SPDR S&P 500 ETF Trust
Short

$SPY - running out of steam?

94
Macroeconomic backdrop:

Fed uncertainty: Hawkish Fed speak as of this morning and post-Fed interest rate decision overall, the market’s confidence in continuing rate cuts is fading.

Labour market cracks: Ongoing job-cut headlines from large-caps hint at weakness, and continued signs of a cooling job market could weigh on consumer sentiment.

Momentum factor losing strength: High-beta speculative names such as IONQ, OKLO, JOBY, and KTOS have begun to roll over before the weakness in SPY - often an early sign that the broader momentum is weakening.

Technicals:

The rally failed to sustain a breakout above the $685 resistance zone, showing exhaustion near prior swing highs.

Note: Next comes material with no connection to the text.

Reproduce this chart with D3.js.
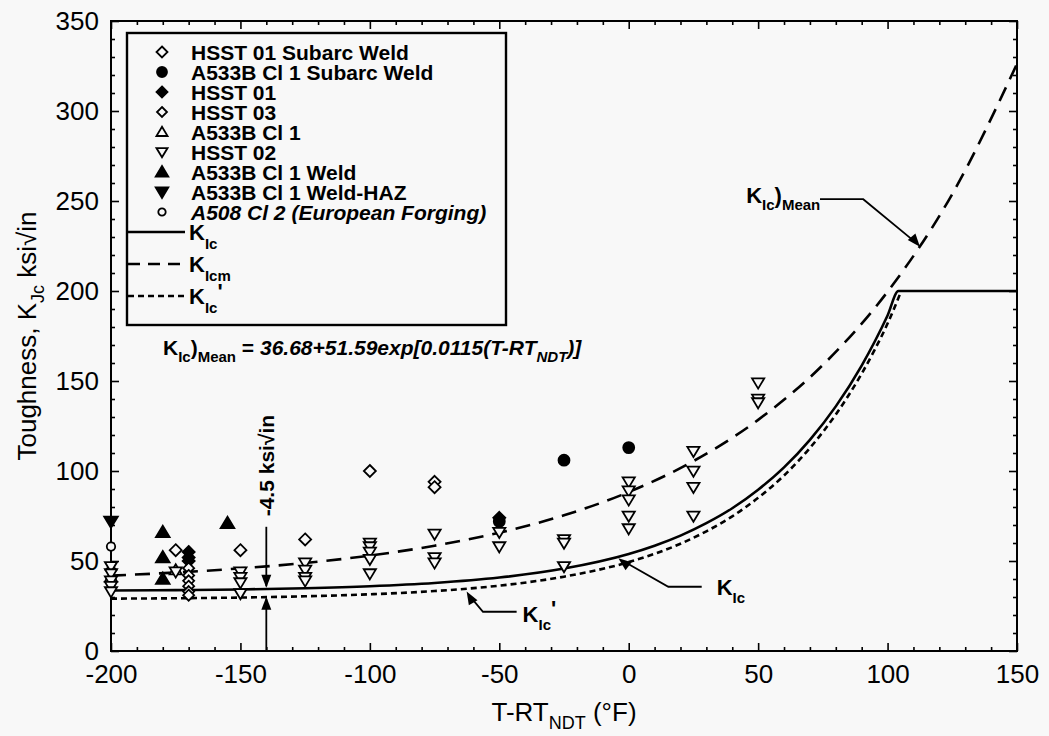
<!DOCTYPE html>
<meta charset="utf-8">
<script src="https://d3js.org/d3.v7.min.js"></script>
<style>
  body { margin: 0; background: #f8f8f8; }
  svg text { font-family: "Liberation Sans", Arial, sans-serif; fill: #000; }
</style>
<div id="chart"></div>
<script>

// ---- values ----
// x = T-RT_NDT (°F), y = toughness (ksi√in)
const hsst01SubarcWeld = [[-175, 56], [-150, 56], [-125, 62], [-100, 100], [-75, 94], [-75, 91]];
const a533bSubarcWeld  = [[-50, 72], [-25, 106], [0, 113]];
const hsst01           = [[-170, 55], [-170, 52], [-170, 50], [-50, 74]];
const hsst03           = [[-200, 45], [-170, 46], [-170, 42], [-170, 39], [-170, 36], [-170, 33], [-170, 31]];
const a533bCl1         = [[-200, 41], [-175, 45]];
const hsst02           = [[-200, 47], [-200, 43], [-200, 39], [-200, 36], [-200, 33],
                          [-175, 44], [-150, 44], [-150, 41], [-150, 38], [-150, 32],
                          [-125, 49], [-125, 45], [-125, 41], [-125, 39],
                          [-100, 60], [-100, 58], [-100, 55], [-100, 51], [-100, 43],
                          [-75, 65], [-75, 52], [-75, 49], [-50, 66], [-50, 58],
                          [-25, 62], [-25, 60], [-25, 47],
                          [0, 94], [0, 89], [0, 84], [0, 75], [0, 68],
                          [25, 111], [25, 100], [25, 91], [25, 75],
                          [50, 149], [50, 140], [50, 138]];
const a533bWeld        = [[-180, 66], [-180, 52], [-180, 40], [-155, 71]];
const a533bWeldHaz     = [[-200, 72]];
const a508Forging      = [[-200, 58]];

// curves
const kIcT     = [-200, -175, -150, -125, -100, -75, -50, -25, 0, 10, 20, 30, 40, 50, 60, 70, 80, 90, 95, 100, 104.2, 150];
const kIc      = [33.6, 33.8, 34.2, 34.9, 36.0, 37.8, 40.8, 45.8, 53.9, 58.5, 64.1, 71.0, 79.3, 89.6, 102.0, 117.3, 135.9, 158.6, 171.8, 186.4, 200, 200];
const kIcPT    = [-200, -175, -150, -125, -100, -75, -50, -25, 0, 10, 20, 30, 40, 50, 60, 70, 80, 90, 95, 100, 105];
const kIcP     = [29.1, 29.3, 29.7, 30.4, 31.5, 33.3, 36.3, 41.3, 49.4, 54.0, 59.6, 66.5, 74.8, 85.1, 97.5, 112.8, 131.4, 154.1, 167.3, 181.9, 199];
const kIcmT    = [-200, -175, -150, -125, -100, -75, -50, -25, 0, 25, 50, 75, 100, 125, 150];
const kIcm     = [41.9, 43.6, 45.9, 48.9, 53.0, 58.5, 65.7, 75.4, 88.3, 105.5, 128.4, 158.9, 199.6, 253.9, 326.2];

const xTicks = [-200, -150, -100, -50, 0, 50, 100, 150];
const yTicks = [0, 50, 100, 150, 200, 250, 300, 350];

const legendNames = ["HSST 01 Subarc Weld", "A533B Cl 1 Subarc Weld", "HSST 01", "HSST 03", "A533B Cl 1",
                     "HSST 02", "A533B Cl 1 Weld", "A533B Cl 1 Weld-HAZ", "A508 Cl 2 (European Forging)"];

// ---- layout ----
const margin = {top: 21, right: 32, bottom: 85, left: 111},
      width = 1049 - margin.left - margin.right,
      height = 736 - margin.top - margin.bottom;

const svg = d3.select("#chart")
  .append("svg")
  .attr("width", 1049)
  .attr("height", 736)
  .append("g")
  .attr("transform", `translate(${margin.left}, ${margin.top})`);

const x = d3.scaleLinear().domain([-200, 150]).range([0, width]);
const y = d3.scaleLinear().domain([0, 350]).range([height, 0]);

const minorX = d3.range(-200, 151, 10).filter(d => d % 50 !== 0);
const minorY = d3.range(0, 351, 10).filter(d => d % 50 !== 0);

function styleAxis(g) {
  g.select(".domain").remove();
  g.selectAll("line").attr("stroke", "#000").attr("stroke-width", 1.6);
  g.selectAll("text").style("font-size", "26px").attr("fill", "#000");
}

// major ticks with labels (inward)
svg.append("g").attr("transform", `translate(0,${height})`)
  .call(d3.axisBottom(x).tickValues(xTicks).tickSize(-8).tickPadding(14).tickFormat(d => String(d)))
  .call(styleAxis);
svg.append("g")
  .call(d3.axisLeft(y).tickValues(yTicks).tickSize(-8).tickPadding(12).tickFormat(d => String(d)))
  .call(styleAxis);
// minor ticks
svg.append("g").attr("transform", `translate(0,${height})`)
  .call(d3.axisBottom(x).tickValues(minorX).tickSize(-4).tickFormat(""))
  .call(styleAxis);
svg.append("g")
  .call(d3.axisLeft(y).tickValues(minorY).tickSize(-4).tickFormat(""))
  .call(styleAxis);
// top and right
svg.append("g").call(d3.axisTop(x).tickValues(xTicks).tickSize(-8).tickFormat("")).call(styleAxis);
svg.append("g").call(d3.axisTop(x).tickValues(minorX).tickSize(-4).tickFormat("")).call(styleAxis);
svg.append("g").attr("transform", `translate(${width},0)`)
  .call(d3.axisRight(y).tickValues(yTicks).tickSize(-8).tickFormat("")).call(styleAxis);
svg.append("g").attr("transform", `translate(${width},0)`)
  .call(d3.axisRight(y).tickValues(minorY).tickSize(-4).tickFormat("")).call(styleAxis);

svg.append("rect")
  .attr("width", width).attr("height", height)
  .attr("fill", "none").attr("stroke", "#000").attr("stroke-width", 2);

// axis titles
const xt = svg.append("text")
  .attr("x", x(-25)).attr("y", height + 70)
  .attr("text-anchor", "middle").style("font-size", "26px");
xt.append("tspan").text("T-RT");
xt.append("tspan").attr("dy", 8).style("font-size", "18px").text("NDT");
xt.append("tspan").attr("dy", -8).text(" (°F)");

const yt = svg.append("text")
  .attr("transform", `translate(-75,${y(175)}) rotate(-90)`)
  .attr("text-anchor", "middle").style("font-size", "26px");
yt.append("tspan").text("Toughness, K");
yt.append("tspan").attr("dy", 8).style("font-size", "18px").text("Jc");
yt.append("tspan").attr("dy", -8).text(" ksi√in");

// ---- curves ----
const line = d3.line().x(d => x(d[0])).y(d => y(d[1])).curve(d3.curveMonotoneX);

svg.append("path").datum(kIcT.map((t, i) => [t, kIc[i]]))
  .attr("d", line).attr("fill", "none").attr("stroke", "#000").attr("stroke-width", 2.6);
svg.append("path").datum(kIcPT.map((t, i) => [t, kIcP[i]]))
  .attr("d", line).attr("fill", "none").attr("stroke", "#000").attr("stroke-width", 2.6)
  .attr("stroke-dasharray", "6,4");
svg.append("path").datum(kIcmT.map((t, i) => [t, kIcm[i]]))
  .attr("d", line).attr("fill", "none").attr("stroke", "#000").attr("stroke-width", 2.6)
  .attr("stroke-dasharray", "15,9");

// ---- markers ----
const shapes = {
  diamond: r => `M0,${-r}L${r},0L0,${r}L${-r},0Z`,
  up: r => `M0,${-r}L${r * 1.05},${r * 0.75}L${-r * 1.05},${r * 0.75}Z`,
  down: r => `M0,${r}L${r * 1.05},${-r * 0.75}L${-r * 1.05},${-r * 0.75}Z`,
  circle: r => `M${r},0A${r},${r} 0 1,1 ${-r},0A${r},${r} 0 1,1 ${r},0Z`
};

const series = [
  {data: hsst01SubarcWeld, shape: "diamond", r: 6,   fill: false},
  {data: a533bSubarcWeld,  shape: "circle",  r: 5.5, fill: true},
  {data: hsst01,           shape: "diamond", r: 6,   fill: true},
  {data: hsst03,           shape: "diamond", r: 5.5, fill: false},
  {data: a533bCl1,         shape: "up",      r: 5.8, fill: false},
  {data: hsst02,           shape: "down",    r: 5.8, fill: false},
  {data: a533bWeld,        shape: "up",      r: 6.5, fill: true},
  {data: a533bWeldHaz,     shape: "down",    r: 6.5, fill: true},
  {data: a508Forging,      shape: "circle",  r: 4.2, fill: false}
];

series.forEach(s => {
  svg.append("g").selectAll("path")
    .data(s.data)
    .join("path")
    .attr("transform", d => `translate(${x(d[0])},${y(d[1])})`)
    .attr("d", shapes[s.shape](s.r))
    .attr("fill", s.fill ? "#000" : "#f8f8f8")
    .attr("stroke", "#000").attr("stroke-width", 1.8);
});

// ---- legend ----
const lg = svg.append("g").attr("transform", `translate(${127 - margin.left},${33 - margin.top})`);
lg.append("rect").attr("width", 379).attr("height", 292)
  .attr("fill", "#f8f8f8").attr("stroke", "#000").attr("stroke-width", 2.4);

series.forEach((s, i) => {
  const ry = 19 + i * 20;
  lg.append("path").attr("transform", `translate(35,${ry})`)
    .attr("d", shapes[s.shape](s.r - 0.5))
    .attr("fill", s.fill ? "#000" : "#f8f8f8")
    .attr("stroke", "#000").attr("stroke-width", 1.8);
  lg.append("text").attr("x", 64).attr("y", ry + 8)
    .style("font-size", "21px").style("font-weight", "bold")
    .style("font-style", i === 8 ? "italic" : "normal")
    .text(legendNames[i]);
});

const lineKeys = [
  {dash: null, sub: "Ic", tail: ""},
  {dash: "12,8", sub: "Icm", tail: ""},
  {dash: "6,4", sub: "Ic", tail: "'"}
];
lineKeys.forEach((k, i) => {
  const ry = 199 + i * 32;
  lg.append("line").attr("x1", 1).attr("x2", 58).attr("y1", ry).attr("y2", ry)
    .attr("stroke", "#000").attr("stroke-width", 2.4)
    .attr("stroke-dasharray", k.dash);
  const t = lg.append("text").attr("x", 62).attr("y", ry + 8)
    .style("font-size", "22px").style("font-weight", "bold");
  t.append("tspan").text("K");
  t.append("tspan").attr("dy", 9).style("font-size", "15px").text(k.sub);
  if (k.tail) t.append("tspan").attr("dy", -14).text(k.tail);
});

// ---- formula ----
const fm = svg.append("text").attr("x", 163 - margin.left).attr("y", 355 - margin.top)
  .style("font-size", "21px").style("font-weight", "bold");
fm.append("tspan").text("K");
fm.append("tspan").attr("dy", 7).style("font-size", "15px").text("Ic");
fm.append("tspan").attr("dy", -7).text(")");
fm.append("tspan").attr("dy", 7).style("font-size", "15px").text("Mean");
fm.append("tspan").attr("dy", -7).text(" = ");
fm.append("tspan").style("font-style", "italic").text("36.68+51.59exp[0.0115(T-RT");
fm.append("tspan").attr("dy", 7).style("font-size", "15px").style("font-style", "italic").text("NDT");
fm.append("tspan").attr("dy", -7).style("font-style", "italic").text(")]");

// ---- annotations ----
const arrowHead = (g, x0, y0, angle) => {
  g.append("path")
    .attr("transform", `translate(${x0},${y0}) rotate(${angle})`)
    .attr("d", "M0,0L-13,-5L-13,5Z").attr("fill", "#000");
};
const ann = svg.append("g").attr("stroke", "#000").attr("stroke-width", 1.8).attr("fill", "none");

// -4.5 ksi√in offset between K_Ic and K_Ic'
const offT = -140;
ann.append("line").attr("x1", x(offT)).attr("x2", x(offT)).attr("y1", y(69)).attr("y2", y(36));
arrowHead(svg, x(offT), y(35.2), 90);
ann.append("line").attr("x1", x(offT)).attr("x2", x(offT)).attr("y1", y(0)).attr("y2", y(29));
arrowHead(svg, x(offT), y(30.2), -90);
svg.append("text")
  .attr("transform", `translate(${x(offT) + 8},${y(103)}) rotate(-90)`)
  .attr("text-anchor", "middle").style("font-size", "21px").style("font-weight", "bold")
  .text("-4.5 ksi√in");

// K_Ic' pointer
ann.append("path").attr("d", `M${x(-43.3)},${y(21.8)}L${x(-56.3)},${y(21.8)}L${x(-60.5)},${y(29)}`);
arrowHead(svg, x(-62.6), y(33), 240);
const l1 = svg.append("text").attr("x", x(-41)).attr("y", y(16))
  .style("font-size", "22px").style("font-weight", "bold");
l1.append("tspan").text("K");
l1.append("tspan").attr("dy", 8).style("font-size", "15px").text("Ic");
l1.append("tspan").attr("dy", -14).text("'");

// K_Ic pointer
ann.append("path").attr("d", `M${x(28.2)},${y(35.7)}L${x(15.3)},${y(35.7)}L${x(-1)},${y(49)}`);
arrowHead(svg, x(-4), y(51.5), 218);
const l2 = svg.append("text").attr("x", x(34)).attr("y", y(31))
  .style("font-size", "22px").style("font-weight", "bold");
l2.append("tspan").text("K");
l2.append("tspan").attr("dy", 8).style("font-size", "15px").text("Ic");

// K_Ic)Mean pointer
ann.append("path").attr("d", `M${x(73.9)},${y(251)}L${x(90.6)},${y(251)}L${x(110)},${y(228)}`);
arrowHead(svg, x(112.5), y(224.6), 50);
const l3 = svg.append("text").attr("x", x(74)).attr("y", y(251) + 4)
  .attr("text-anchor", "end")
  .style("font-size", "22px").style("font-weight", "bold");
l3.append("tspan").text("K");
l3.append("tspan").attr("dy", 7).style("font-size", "15px").text("Ic");
l3.append("tspan").attr("dy", -7).text(")");
l3.append("tspan").attr("dy", 7).style("font-size", "15px").text("Mean");

</script>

Volume divergence and flattening short-term moving averages support the idea that upside momentum is waning.

If macro sentiment stays negative, the next logical retracement target sits near the $642 Fib support, aligning with prior consolidation levels.

Stop-loss: $692 - just above the all-time high, to protect against a renewed momentum leg higher.

Thesis:

After an extended move with minimal pullback, SPY looks vulnerable to a short-term correction. Macro indecision, fading momentum, and sector-wide complacency all point to a market that could start pricing in overvaluation relative to fundamentals.